Several years ago, a bright 25-year-old told me about her time tutoring those taking the SAT tests in Chapel Hill, North Carolina. She worked hard to prep young people for these college admissions tests, demanded much of her students, and set the bar high for herself and them.

 

One young man, a wealthy foreign-born student, did few of the assignments. Again and again, on his practice tests, he scored abysmally low. She fretted over his lack of effort and nagged at him, but he seemed unconcerned.

           

Then came the tests. The kid walked away with a score that could put him into any Ivy League school in the nation. “I’m sure he paid someone to take his test,” the woman told me.

 

Recently, U.S. attorneys busted over fifty wealthy Americans for paying bribes to SAT or ACT administrators, or to sports coaches, to have their children admitted to highly competitive schools. William Rick Singer, a Californian who ran Key Worldwide Foundation, received more than $25 million from these parents seeking help with the admissions process. Singer would then bribe various administrators and coaches, and the student would be admitted to college. Those accused of these crimes include actresses Felicity Huffman and Lori Loughlin.

 

But students don’t need wealth to cheat on standardized tests. Just look up Quora and one will find all sorts of tricks and tips for cheating on the SAT.

 

Meanwhile, cheating on such tests as the SAT, ACT, and GRE is rampant among Chinese students seeking admission to American colleges and universities. In her Atlantic article, “How Sophisticated Test Scams from China Are Making Their Way Into The U.S.,” Peg Tyre examines this scandal in depth, telling us of the “gunmen,” as they are called, who are paid to take another student’s test. She writes:

Chinese-language websites advertising the services of test-taking proxies in the U.S. are flourishing. “These services are not exactly underground,” says New York-based defense lawyer Anna Demidchik, whose firm represented a wealthy University of Connecticut student, Quifan Chen, who recently pleaded guilty to having a gunman take his GREs in December 2014 and using them to apply to top business schools. “Some brokers will only take clients if they are referred by another student,” Demidchik said. “Others will take customers after a brief electronic negotiation.” In an effort to show how pervasive the cheating scams were, Demidchik recently had her paralegal, who is fluent in Chinese, negotiate with a broker to obtain prices for U.S.-based test-taking proxy online. The proxy companies, she points out, exist to meet a demand. “Middle-class and wealthy Chinese parents are putting enormous pressure on their children to gain admission to prestigious U.S. colleges,” she said. “Add to that, there is a cultural disconnect—many Chinese families don’t realize how seriously Americans take these kind of infractions.
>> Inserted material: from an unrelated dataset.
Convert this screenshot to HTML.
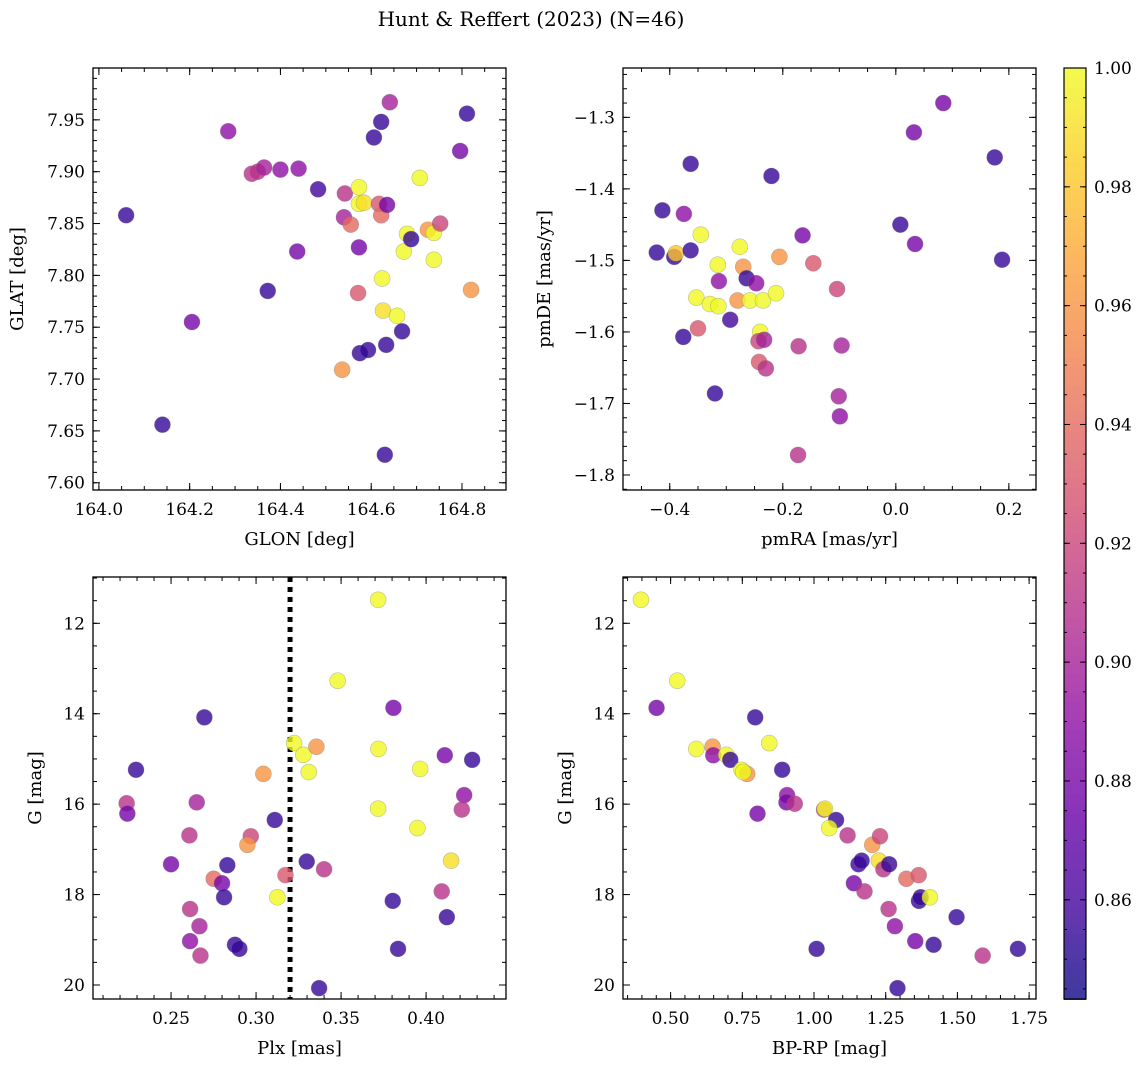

Yes, we do take those infractions seriously. Up to 2,000 students per year are caught and punished for cheating on the SAT alone, which is a handful compared to the hundreds of thousands of students who take the test.

 

But maybe we don’t take the infractions seriously enough.

 

Students who hire substitutes to take their tests, and the substitutes themselves, will find themselves in hot water with the law for committing fraud. But students found or suspected of cheating by other means only have their test scores cancelled, with no repercussions from their high school, no report to the admissions committee of the college they wish to attend.

           

Unfortunately, such fraud extends beyond these standardized tests. One study recently revealed that nine out of 10 college students admitted to cheating on their exams and papers.

           

Only 300 students in this study were asked about cheating, which seems statistically small. But even if we cut the figure to five in 10 cheaters, we are left with a significant number of people who will enter the work force having swindled their way through difficult courses.

           

For twenty years, I was a teacher. I did nab some students cheating on tests or plagiarizing their papers from the Internet, and I suspected others, including a few who took Advanced Placement tests in such subjects as English Composition and US History. Their high scores came nowhere near their practice tests or their performance in class.

 

As I write these words, I am thinking of one young man in particular who wanted to follow his father into medicine. If I ever go under the knife for open-heart surgery, a brain tumor, or some other dire procedure, I would hope to heaven he is not the one who leans over me as I lie on a gurney to say, “Hello, Mr. Minick. Good to see you. I’ll be your surgeon today.”